The meeting was seen in Britain as a chance to build bridges with an American presidential hopeful who in the past has been critical of Britain’s troop drawdown in southern Iraq.

Mr. McCain was not openly chastising in his public remarks, instead expressing gratitude for Britain’s contribution to the war effort. But there are growing signs of doubt in London about how fast Mr. Brown might be able to withdraw troops. Britain plans to begin reducing its force from the present level of 4,100 soldiers toward the new target of 2,500 troops this spring.

“There’s a huge amount of progress still to be made in Basra, and without a transformation of the political scene in Basra and a transformation of the Iraqi police, the goal of economic rebirth of Basra, and therefore of Iraq as a whole … will be difficult to achieve, and it is certainly unfulfilled at the moment,” the chairman of Parliament’s select defense committee, James Arbuthnot, told foreign reporters this week ahead of Mr. McCain’s visit.

He said Mr. Brown’s announcement in October of the troop withdrawal left “leeway” for enough delay to ensure that remaining troops are sufficient to defend themselves and train Iraqi police and army forces.

“We’re nowhere near 2,500 now, and quite when we will get there is intended to be left vague, clearly,” he said.

Mr. McCain last month was quoted in Britain’s Daily Telegraph as saying that the British decision to pull back to a single base at Basra airport was premature.

“Obviously I would like to have seen them stay longer and larger. At the time, I didn’t think it was a good idea, but I understood the domestic British political situation,” Mr. McCain said then.

Yesterday he declined to be drawn out further despite persistent questioning.

“I fully appreciate that British public opinion has been frustrated by sometimes a lack of progress in both areas,” he said, referring to Iraq and Afghanistan. “But all I can do is express my gratitude to the British government and people, especially the brave young people who are serving.”

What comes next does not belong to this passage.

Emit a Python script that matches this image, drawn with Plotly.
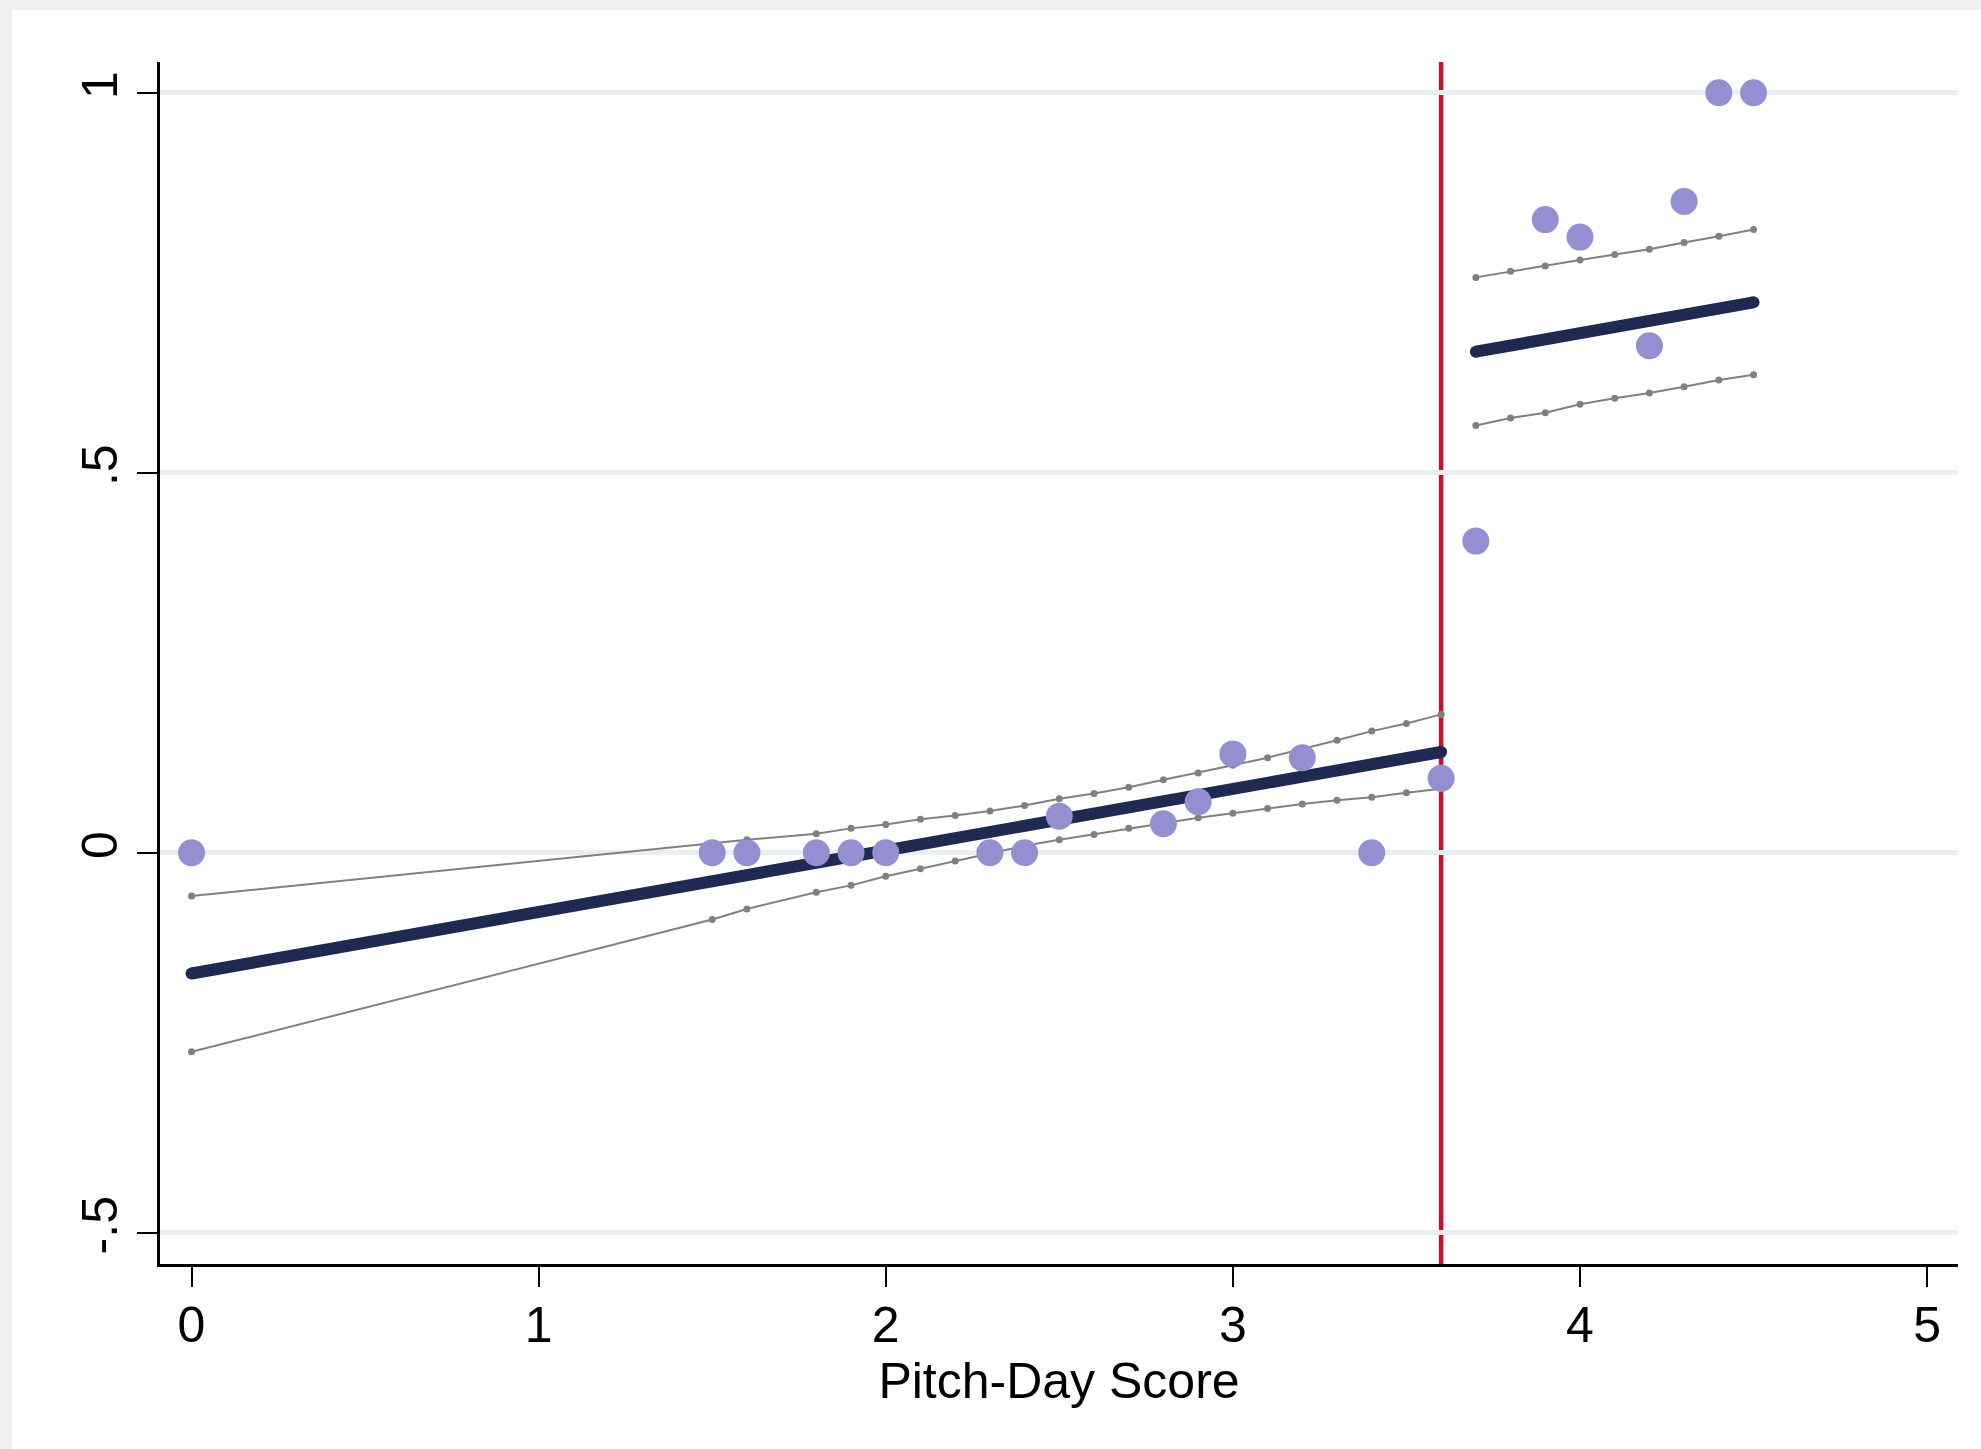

Mr. McCain also would not lay out distinctions between his own foreign policy and that of President Bush, emphasizing that his trip was not as a candidate but as part of a Senate Armed Services Committee delegation, with Senator Lieberman of Connecticut, an independent who caucuses with the Democrats, and Senator Graham, a Republican of South Carolina.

Later in the day, Mr. McCain briefly put back on his campaigning hat for a $1,000-a-plate fundraiser for Americans living in Britain at the elegant Spencer House, the only 18th-century private palace surviving in London, built by an ancestor of the late Princess Diana.

His official meetings also included David Cameron, Britain’s opposition Conservative Party leader, and Stavros Dimas, the E.U. environment commissioner. Establishing America as a leader in slowing climate change has been a priority for Mr. McCain, and he said the issue was an important part of his talks with the British prime minister.